Abstract

In particulate matter (PM) nonattainment and maintenance areas, quantitative hot-spot analyses are required to assess air quality impacts of transportation projects that are identified as projects of local air quality concern (POAQC). In its 2006 rulemaking, the U.S. Environmental Protection Agency identified sample projects that would likely be POAQCs, including a new highway project with annual average daily traffic (AADT) greater than 125,000 and at least 8% diesel truck traffic. The objective of this study was to identify project characteristics that could reasonably exclude the project from consideration as a POAQC. Scenario analyses were performed for a hypothetical project that featured a new freeway with four mixed-flow lanes and baseline traffic activity of 125,000 AADT and 8% diesel truck traffic. The MO Vehicle Emission Simulator and the Emission FACtors models were used to quantify PM10 and PM2.5 emissions for a 2006 analysis and to evaluate the impact of fleet turnover and truck percentages on project-level emissions from 2006 to 2035. Fleet turnover effects sharply reduce project-level PM2.5 emissions over time.
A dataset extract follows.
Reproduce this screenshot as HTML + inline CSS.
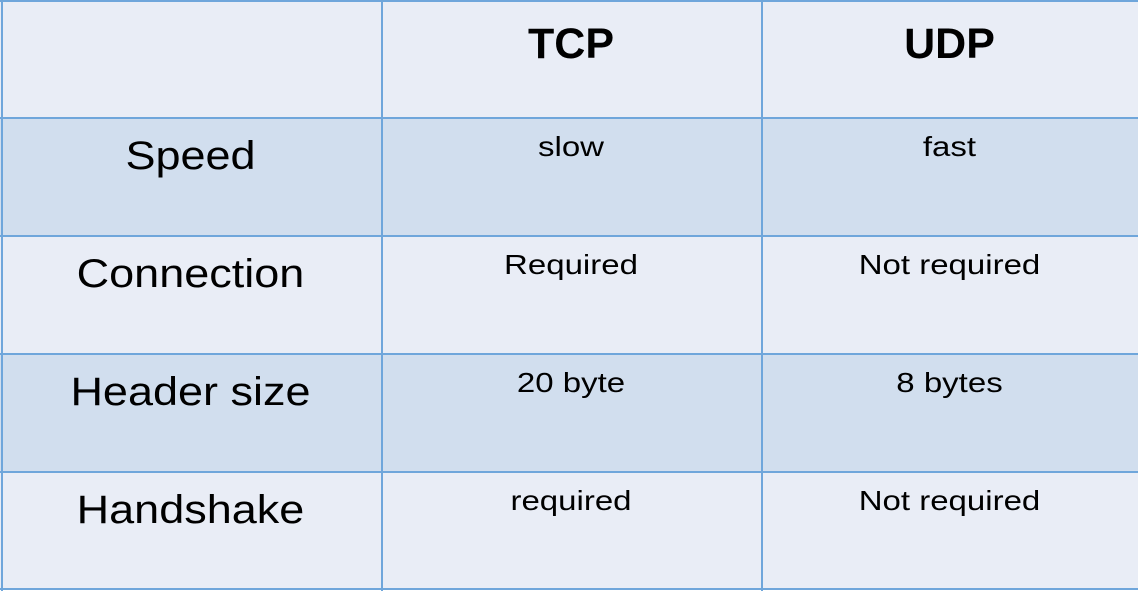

For an analysis year of 2015, impacts from a highway project with 125,000 AADT and 8% trucks are approximately 50% less than impacts from such a project in 2006. In contrast, fleet turnover effects do not substantially reduce PM10 emissions, since re-entrained road dust emissions and tire wear and brake wear emissions increasingly dominate project-level inventories over time, and these emissions vary little by analysis year.